Anthem Owes $7 Million for Anti-Wrapping Rules, Court Affirms

July 8, 2020

Ben-E-Lect, a third-party insurance claim administrator, developed a medical expense reimbursement plan; employers could buy a group policy of medical insurance with a high deductible and self-fund to pay for the healthcare expenses employees incurred within the annual deductible or any copay requirement. The practice of employers’ using such plans in conjunction with a high-deductible health plan is called “wrapping.” Ben-E-Lect was the state’s largest third-party administrator for small group employers who wrapped their employee medical policies. Anthem provides fully insured health plans to the California small group employer market. Beginning in 2006, Anthem announced a series of policies that limited wrapping. In 2014, Anthem prohibited wrapping all Anthem plans. Employer groups who used Anthem plans certified they would not wrap Anthem policies, and agents certified they would not advise employers to enter into any employer-sponsored wrapping plan. Ben-E-Lect sued Anthem.

The court of appeal affirmed that Anthem’s policy to prohibit wrapping its health insurance products violated the Cartwright Act (Bus. & Prof.
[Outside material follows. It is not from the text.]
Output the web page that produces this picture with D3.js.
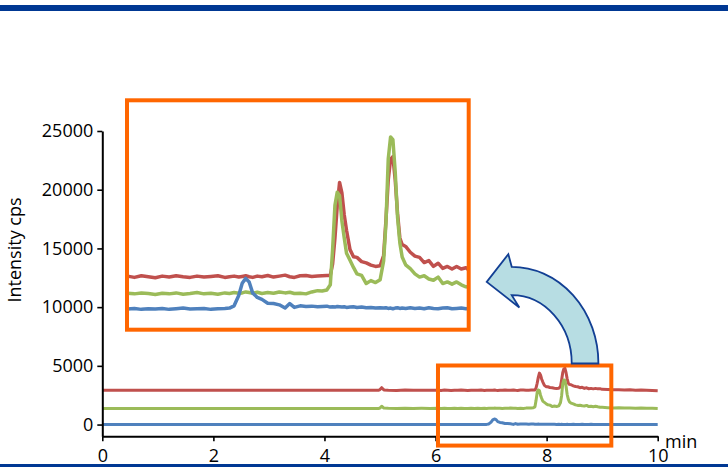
<!DOCTYPE html>
<html>
<head>
<meta charset="utf-8">
<script src="https://cdn.jsdelivr.net/npm/d3@7"></script>
<style>
  html, body { margin: 0; padding: 0; background: #fff; }
  svg { display: block; font-family: "Open Sans", sans-serif; }
</style>
</head>
<body>
<svg id="chart" width="728" height="467"></svg>
<script>
// retention time grid, min (finer around the peaks)
const times = [
  0, 4.97, 5.00, 5.03, 5.07, 5.15, 5.30, 5.45, 5.60, 5.75, 5.90,
  6.04, 6.10, 6.16, 6.22, 6.28, 6.34, 6.40, 6.46, 6.52, 6.58,
  6.64, 6.70, 6.76, 6.82, 6.88, 6.92, 6.96, 7.00, 7.03, 7.06,
  7.09, 7.12, 7.16, 7.20, 7.25, 7.30, 7.35, 7.40, 7.44, 7.48,
  7.53, 7.58, 7.63, 7.68, 7.72, 7.76, 7.79, 7.81, 7.83, 7.85,
  7.87, 7.89, 7.91, 7.93, 7.96, 7.99, 8.02, 8.06, 8.10, 8.14,
  8.18, 8.22, 8.25, 8.27, 8.29, 8.31, 8.33, 8.35, 8.37, 8.39,
  8.41, 8.44, 8.48, 8.52, 8.56, 8.60, 8.64, 8.68, 8.72, 8.76,
  8.80, 8.84, 8.88, 8.92, 8.96, 9.00,
  9.1, 9.2, 9.3, 9.4, 9.5, 9.6, 9.7, 9.8, 9.9, 10.0
];

// signal above each trace's own baseline, cps
const redSignal = [
  0, 0, 60, 220, 30, 10, -10, 15, 0, 10, -5,
  10, -10, 15, 0, -15, 10, -5, 15, 0, -10,
  10, -5, 5, 15, -10, 0, 10, -5, 5, 15,
  0, -10, 10, 0, 20, -5, 10, 25, 0, -10,
  15, 20, 5, 10, 15, 20, 20, 200, 600, 1100,
  1460, 1300, 960, 720, 420, 310, 300, 235, 215, 180,
  160, 170, 330, 875, 1500, 1820, 1860, 1500, 980, 600,
  500, 470, 380, 320, 300, 220, 250, 160, 210, 130,
  160, 120, 160, 120, 140, 80,
  60, 40, 50, 20, 40, 10, 30, 0, -20, -40
];
const greenSignal = [
  0, 0, 50, 200, 40, 20, 10, 25, 10, 20, 15,
  20, 10, 25, 15, 0, 20, 10, 25, 5, 15,
  30, 10, 20, 5, 25, 15, 30, 20, 25, 40,
  30, 20, 35, 15, 30, 20, 40, 25, 35, 15,
  20, 10, 40, 60, 55, 70, 150, 700, 1380, 1585,
  1530, 1140, 880, 640, 530, 420, 320, 295, 170, 215,
  185, 230, 520, 1100, 2100, 2440, 2400, 1900, 1200, 800,
  580, 460, 400, 320, 270, 290, 240, 220, 270, 170,
  195, 160, 195, 150, 120, 110,
  80, 60, 70, 40, 50, 30, 40, 20, 30, 10
];
const blueSignal = [
  0, 0, 5, 0, -5, 5, 0, 10, -5, 5, 0,
  0, 10, -5, 5, 0, 10, -5, 5, 15, 0,
  5, 10, -5, 5, 10, 15, 50, 210, 400, 475,
  420, 250, 180, 150, 90, 85, 65, 15, 85, 25,
  50, 40, 45, 35, 40, 45, 30, 35, 30, 40,
  35, 30, 35, 25, 30, 35, 25, 30, 20, 25,
  15, 20, 15, 20, 10, 15, 5, 15, 20, 10,
  15, 10, 20, 10, 15, 5, 20, 10, 5, 15,
  20, 5, 10, 15, 5, 10,
  5, 10, 0, 5, -5, 10, 0, 5, 0, 5
];

const seriesColors = ["#c0504d", "#9bbb59", "#4f81bd"];
const mainOffsets = [2920, 1360, 0];    // stacking offsets in the full view
const insetOffsets = [500, 225, 0];     // stacking offsets in the enlarged view
const xTicks = [0, 2, 4, 6, 8, 10];
const yTicks = [0, 5000, 10000, 15000, 20000, 25000];
const zoomWindow = [6.044, 9.165];      // min, region shown enlarged
const zoomRange = [-1790, 5030];        // cps

const signals = [redSignal, greenSignal, blueSignal];
signals.forEach(s => { if (s.length !== times.length) console.error("length mismatch", s.length); });

const svg = d3.select("#chart");
const W = 728;
const orange = "#ff6600";

// slide rules top and bottom
svg.append("rect").attr("x", 0).attr("y", 5).attr("width", W).attr("height", 6).attr("fill", "#003893");
svg.append("rect").attr("x", 0).attr("y", 464).attr("width", W).attr("height", 3).attr("fill", "#003893");

const x = d3.scaleLinear().domain([0, 10]).range([102.3, 657.7]);
const y = d3.scaleLinear().domain([-1000, 25000]).range([436.3, 131]);

const traces = signals.map((s, i) => times.map((t, j) => ({ t: t, v: s[j] })));

// full chromatogram
const gMain = svg.append("g");
traces.forEach((pts, i) => {
  const line = d3.line().x(d => x(d.t)).y(d => y(d.v + mainOffsets[i]));
  gMain.append("path")
    .datum(pts)
    .attr("d", line)
    .attr("fill", "none")
    .attr("stroke", seriesColors[i])
    .attr("stroke-width", 3)
    .attr("stroke-linejoin", "round");
});

// axes
const yAxis = d3.axisLeft(y).tickValues(yTicks).tickSize(5).tickSizeOuter(0)
  .tickPadding(4).tickFormat(d3.format("d"));
const xAxis = d3.axisBottom(x).tickValues(xTicks).tickSize(5).tickSizeOuter(0)
  .tickPadding(7.5).tickFormat(d3.format("d"));

const gy = svg.append("g").attr("transform", `translate(${x(0)},0)`).call(yAxis);
const gx = svg.append("g").attr("transform", `translate(0,${y(-1000)})`).call(xAxis);
[gx, gy].forEach(g => {
  g.attr("font-family", null).attr("font-size", null);
  g.select(".domain").attr("stroke", "#000").attr("stroke-width", 2);
  g.selectAll(".tick line").attr("stroke", "#000").attr("stroke-width", 1.6);
  g.selectAll(".tick text").attr("fill", "#000").style("font-size", "18px");
});

svg.append("text")
  .attr("x", 665).attr("y", 448)
  .style("font-size", "18px")
  .text("min");

svg.append("text")
  .attr("transform", "translate(21,250) rotate(-90)")
  .attr("text-anchor", "middle")
  .style("font-size", "18px")
  .text("Intensity cps");

// zoom window on the full chromatogram
const bx0 = x(zoomWindow[0]), bx1 = x(zoomWindow[1]);
const by0 = y(zoomRange[1]), by1 = y(zoomRange[0]);
svg.append("rect")
  .attr("x", bx0).attr("y", by0)
  .attr("width", bx1 - bx0).attr("height", by1 - by0)
  .attr("fill", "none").attr("stroke", orange).attr("stroke-width", 4);

// curved arrow pointing from the window to the enlargement
const cx = bx1 - 99.6, cy = by0 - 2;
const rxo = 86.7, ryo = 96.7, rxi = 60, ryi = 68.3;
const arrowPath = `M${cx + rxo},${cy} A${rxo},${ryo} 0 0 0 ${cx},${cy - ryo}`
  + ` L${cx - 3.4},${cy - 109.3} L${cx - 25},${cy - 81.6} L${cx + 7.6},${cy - 56}`
  + ` L${cx},${cy - ryi} A${rxi},${ryi} 0 0 1 ${cx + rxi},${cy} Z`;
svg.append("path")
  .attr("d", arrowPath)
  .attr("fill", "#b7dde3")
  .attr("stroke", "#123f94")
  .attr("stroke-width", 1.8)
  .attr("stroke-linejoin", "miter");

// enlarged view
const inset = { x0: 127, x1: 468.7, y0: 100.3, y1: 329.7 };
const xi = d3.scaleLinear().domain([6.036, 8.984]).range([inset.x0, inset.x1]);
const yi = d3.scaleLinear().domain([-320, 3233]).range([inset.y1, inset.y0]);

svg.append("clipPath").attr("id", "insetClip")
  .append("rect")
  .attr("x", inset.x0).attr("y", inset.y0)
  .attr("width", inset.x1 - inset.x0).attr("height", inset.y1 - inset.y0);

svg.append("rect")
  .attr("x", inset.x0).attr("y", inset.y0)
  .attr("width", inset.x1 - inset.x0).attr("height", inset.y1 - inset.y0)
  .attr("fill", "#fff");

const gInset = svg.append("g").attr("clip-path", "url(#insetClip)");
traces.forEach((pts, i) => {
  const line = d3.line().x(d => xi(d.t)).y(d => yi(d.v + insetOffsets[i]));
  gInset.append("path")
    .datum(pts.filter(d => d.t >= 5.9 && d.t <= 9.1))
    .attr("d", line)
    .attr("fill", "none")
    .attr("stroke", seriesColors[i])
    .attr("stroke-width", 3.5)
    .attr("stroke-linejoin", "round");
});

svg.append("rect")
  .attr("x", inset.x0).attr("y", inset.y0)
  .attr("width", inset.x1 - inset.x0).attr("height", inset.y1 - inset.y0)
  .attr("fill", "none").attr("stroke", orange).attr("stroke-width", 4);
</script>
</body>
</html>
Code, 16700); interfered with Ben-E-Lect’s prospective business relationships; and was an illegal, coercive, vertical group boycott under the antitrust rule of reason (Bus. & Prof. Code, 17200), because Anthem told its insurance agents that if they wrapped any Anthem policies they would be subject to termination loss of sales commissions. The court affirmed an award of $7.38 million and an injunction. The trial court considered sufficient evidence of market power and market injury.